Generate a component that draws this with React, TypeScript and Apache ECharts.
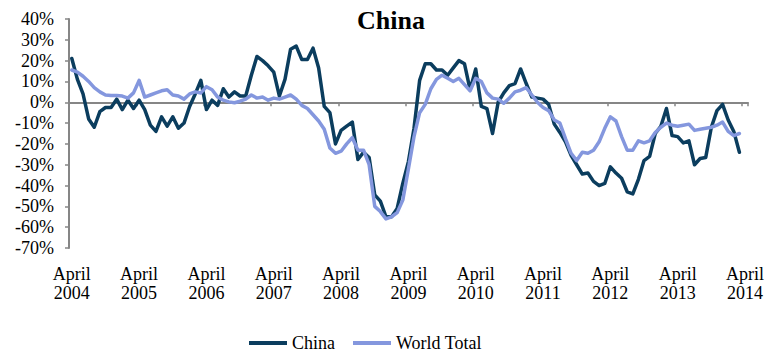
import React, { useEffect, useRef } from "react";
import * as echarts from "echarts";

const monthNames = ["Jan", "Feb", "Mar", "Apr", "May", "Jun", "Jul", "Aug", "Sep", "Oct", "Nov", "Dec"];
// Monthly categories April 2004 .. April 2014
const categories: string[] = [];
for (let k = 0; k <= 120; k++) {
  const m = (3 + k) % 12;
  const y = 2004 + Math.floor((3 + k) / 12);
  categories.push(`${monthNames[m]} ${y}`);
}

const chinaValues = [
  21, 11, 4, -8, -12, -4.5, -2.5, -2.5, 1.5, -3.5, 1, -3,
  1, -3.5, -11, -14, -7, -11.5, -7, -12.5, -10, -2, 4, 10.5,
  -3.5, 1, -1.5, 6.5, 2.5, 5, 3, 3, 13, 22, 20, 17.5,
  14.5, 3, 11, 25.5, 27, 20.5, 20.5, 26, 16.5, -2, -5, -20,
  -13.5, -11.5, -9.5, -27.5, -24, -26.5, -44.5, -47.5, -55, -55, -51, -39,
  -28.5, -12.5, 10.5, 18.5, 18.5, 15.5, 15.5, 13, 16.5, 20, 18.5, 6,
  16, -2, -3, -15, 0, 4.5, 8, 9, 16, 9, 2.5, 2,
  1.5, -1, -10.5, -14.5, -19, -25.5, -30, -34.5, -34, -38, -40, -39,
  -31, -34, -36.5, -43, -44, -37, -28, -26, -15, -11.5, -3, -16,
  -16.5, -19.5, -18.5, -30, -27, -26.5, -12, -4, -1, -8.5, -14, -24,
];

const worldValues = [
  15.5, 14.5, 12.5, 10, 7, 5, 3.5, 3.3, 3.2, 3, 2, 4.5,
  10.5, 2.5, 3.5, 4.5, 5.5, 6, 3.5, 3, 1.5, 4, 5, 4.5,
  7.5, 6, 2.5, 1, 0.2, -0.2, 0.5, 1.5, 3.5, 2, 2.5, 1,
  2, 1.5, 2.5, 3.5, 1.5, -1.5, -3, -6, -9, -13, -22, -24.5,
  -23.5, -20, -17, -23, -23, -30, -50, -52.5, -56, -55, -53, -47,
  -32, -16.5, -5, -1, 6.5, 11, 13, 11.5, 10, 11.5, 8.5, 5.5,
  11.5, 10, 4.5, 2, 1.5, -0.5, 2, 5, 5.8, 7, 3.5, 0,
  -2.5, -4, -8.5, -10, -17.5, -24.5, -28, -24, -24.5, -23, -19, -12.5,
  -7, -9, -16.5, -23, -23, -18.5, -19.5, -18.5, -14.5, -12, -10, -11,
  -11.5, -11, -10.5, -13.5, -13, -12.5, -12, -11, -9.5, -14, -16, -15,
];

const seriesNames = ["China", "World Total"];
const seriesColors = ["#0b3d5e", "#8497de"];
const yMin = -70;
const yMax = 40;
const yStep = 10;

const FONT = "'Liberation Serif', 'Times New Roman', serif";

export default function App() {
  const ref = useRef<HTMLDivElement>(null);
  useEffect(() => {
    if (!ref.current) return;
    const chart = echarts.init(ref.current, undefined, { renderer: "svg" });
    chart.setOption({
      animation: false,
      backgroundColor: "#ffffff",
      title: {
        text: "China",
        left: 352,
        top: 2,
        textStyle: { fontFamily: FONT, fontWeight: "bold", fontSize: 26, color: "#000" },
      },
      legend: {
        data: seriesNames,
        left: 249,
        top: 333,
        padding: 0,
        itemWidth: 38,
        itemHeight: 4,
        itemGap: 18,
        icon: "rect",
        textStyle: { fontFamily: FONT, fontSize: 18, lineHeight: 20, color: "#000" },
      },
      grid: { left: 69, right: 19, top: 19, bottom: 107, containLabel: false },
      xAxis: [
        {
          type: "category",
          data: categories,
          boundaryGap: true,
          position: "bottom",
          axisLine: { show: true, onZero: true, lineStyle: { color: "#868686", width: 2 } },
          axisTick: { show: true, interval: 11, length: 4, lineStyle: { color: "#868686", width: 1.5 } },
          axisLabel: { show: false },
          splitLine: { show: false },
        },
        {
          type: "category",
          data: categories,
          boundaryGap: true,
          position: "bottom",
          axisLine: { show: false, onZero: false },
          axisTick: { show: false },
          axisLabel: {
            show: true,
            interval: 11,
            margin: 16,
            fontFamily: FONT,
            fontSize: 18,
            lineHeight: 19,
            color: "#000",
            formatter: (v: string) => {
              const parts = v.split(" ");
              return parts[0] === "Apr" ? `April\n${parts[1]}` : "";
            },
          },
          splitLine: { show: false },
        },
      ],
      yAxis: {
        type: "value",
        min: yMin,
        max: yMax,
        interval: yStep,
        axisLine: { show: true, lineStyle: { color: "#868686", width: 2 } },
        axisTick: { show: true, length: 4, lineStyle: { color: "#868686", width: 1.5 } },
        axisLabel: {
          formatter: "{value}%",
          margin: 15,
          fontFamily: FONT,
          fontSize: 18,
          color: "#000",
        },
        splitLine: { show: false },
      },
      series: [
        {
          name: seriesNames[0],
          type: "line",
          data: chinaValues,
          xAxisIndex: 0,
          showSymbol: false,
          symbol: "none",
          color: seriesColors[0],
          lineStyle: { color: seriesColors[0], width: 3.5, join: "round", cap: "round" },
        },
        {
          name: seriesNames[1],
          type: "line",
          data: worldValues,
          xAxisIndex: 0,
          showSymbol: false,
          symbol: "none",
          color: seriesColors[1],
          lineStyle: { color: seriesColors[1], width: 3.5, join: "round", cap: "round" },
        },
      ],
    });
    return () => chart.dispose();
  }, []);
  return (
    <div
      ref={ref}
      style={{ position: "absolute", left: 0, top: 0, width: 767, height: 355, background: "#fff" }}
    />
  );
}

——

Task instructions:
Without the pictures, write out the whole listing above exactly as it appears.

Exercise output:
Generate a component that draws this with React, TypeScript and Apache ECharts.
import React, { useEffect, useRef } from "react";
import * as echarts from "echarts";

const monthNames = ["Jan", "Feb", "Mar", "Apr", "May", "Jun", "Jul", "Aug", "Sep", "Oct", "Nov", "Dec"];
// Monthly categories April 2004 .. April 2014
const categories: string[] = [];
for (let k = 0; k <= 120; k++) {
  const m = (3 + k) % 12;
  const y = 2004 + Math.floor((3 + k) / 12);
  categories.push(`${monthNames[m]} ${y}`);
}

const chinaValues = [
  21, 11, 4, -8, -12, -4.5, -2.5, -2.5, 1.5, -3.5, 1, -3,
  1, -3.5, -11, -14, -7, -11.5, -7, -12.5, -10, -2, 4, 10.5,
  -3.5, 1, -1.5, 6.5, 2.5, 5, 3, 3, 13, 22, 20, 17.5,
  14.5, 3, 11, 25.5, 27, 20.5, 20.5, 26, 16.5, -2, -5, -20,
  -13.5, -11.5, -9.5, -27.5, -24, -26.5, -44.5, -47.5, -55, -55, -51, -39,
  -28.5, -12.5, 10.5, 18.5, 18.5, 15.5, 15.5, 13, 16.5, 20, 18.5, 6,
  16, -2, -3, -15, 0, 4.5, 8, 9, 16, 9, 2.5, 2,
  1.5, -1, -10.5, -14.5, -19, -25.5, -30, -34.5, -34, -38, -40, -39,
  -31, -34, -36.5, -43, -44, -37, -28, -26, -15, -11.5, -3, -16,
  -16.5, -19.5, -18.5, -30, -27, -26.5, -12, -4, -1, -8.5, -14, -24,
];

const worldValues = [
  15.5, 14.5, 12.5, 10, 7, 5, 3.5, 3.3, 3.2, 3, 2, 4.5,
  10.5, 2.5, 3.5, 4.5, 5.5, 6, 3.5, 3, 1.5, 4, 5, 4.5,
  7.5, 6, 2.5, 1, 0.2, -0.2, 0.5, 1.5, 3.5, 2, 2.5, 1,
  2, 1.5, 2.5, 3.5, 1.5, -1.5, -3, -6, -9, -13, -22, -24.5,
  -23.5, -20, -17, -23, -23, -30, -50, -52.5, -56, -55, -53, -47,
  -32, -16.5, -5, -1, 6.5, 11, 13, 11.5, 10, 11.5, 8.5, 5.5,
  11.5, 10, 4.5, 2, 1.5, -0.5, 2, 5, 5.8, 7, 3.5, 0,
  -2.5, -4, -8.5, -10, -17.5, -24.5, -28, -24, -24.5, -23, -19, -12.5,
  -7, -9, -16.5, -23, -23, -18.5, -19.5, -18.5, -14.5, -12, -10, -11,
  -11.5, -11, -10.5, -13.5, -13, -12.5, -12, -11, -9.5, -14, -16, -15,
];

const seriesNames = ["China", "World Total"];
const seriesColors = ["#0b3d5e", "#8497de"];
const yMin = -70;
const yMax = 40;
const yStep = 10;

const FONT = "'Liberation Serif', 'Times New Roman', serif";

export default function App() {
  const ref = useRef<HTMLDivElement>(null);
  useEffect(() => {
    if (!ref.current) return;
    const chart = echarts.init(ref.current, undefined, { renderer: "svg" });
    chart.setOption({
      animation: false,
      backgroundColor: "#ffffff",
      title: {
        text: "China",
        left: 352,
        top: 2,
        textStyle: { fontFamily: FONT, fontWeight: "bold", fontSize: 26, color: "#000" },
      },
      legend: {
        data: seriesNames,
        left: 249,
        top: 333,
        padding: 0,
        itemWidth: 38,
        itemHeight: 4,
        itemGap: 18,
        icon: "rect",
        textStyle: { fontFamily: FONT, fontSize: 18, lineHeight: 20, color: "#000" },
      },
      grid: { left: 69, right: 19, top: 19, bottom: 107, containLabel: false },
      xAxis: [
        {
          type: "category",
          data: categories,
          boundaryGap: true,
          position: "bottom",
          axisLine: { show: true, onZero: true, lineStyle: { color: "#868686", width: 2 } },
          axisTick: { show: true, interval: 11, length: 4, lineStyle: { color: "#868686", width: 1.5 } },
          axisLabel: { show: false },
          splitLine: { show: false },
        },
        {
          type: "category",
          data: categories,
          boundaryGap: true,
          position: "bottom",
          axisLine: { show: false, onZero: false },
          axisTick: { show: false },
          axisLabel: {
            show: true,
            interval: 11,
            margin: 16,
            fontFamily: FONT,
            fontSize: 18,
            lineHeight: 19,
            color: "#000",
            formatter: (v: string) => {
              const parts = v.split(" ");
              return parts[0] === "Apr" ? `April\n${parts[1]}` : "";
            },
          },
          splitLine: { show: false },
        },
      ],
      yAxis: {
        type: "value",
        min: yMin,
        max: yMax,
        interval: yStep,
        axisLine: { show: true, lineStyle: { color: "#868686", width: 2 } },
        axisTick: { show: true, length: 4, lineStyle: { color: "#868686", width: 1.5 } },
        axisLabel: {
          formatter: "{value}%",
          margin: 15,
          fontFamily: FONT,
          fontSize: 18,
          color: "#000",
        },
        splitLine: { show: false },
      },
      series: [
        {
          name: seriesNames[0],
          type: "line",
          data: chinaValues,
          xAxisIndex: 0,
          showSymbol: false,
          symbol: "none",
          color: seriesColors[0],
          lineStyle: { color: seriesColors[0], width: 3.5, join: "round", cap: "round" },
        },
        {
          name: seriesNames[1],
          type: "line",
          data: worldValues,
          xAxisIndex: 0,
          showSymbol: false,
          symbol: "none",
          color: seriesColors[1],
          lineStyle: { color: seriesColors[1], width: 3.5, join: "round", cap: "round" },
        },
      ],
    });
    return () => chart.dispose();
  }, []);
  return (
    <div
      ref={ref}
      style={{ position: "absolute", left: 0, top: 0, width: 767, height: 355, background: "#fff" }}
    />
  );
}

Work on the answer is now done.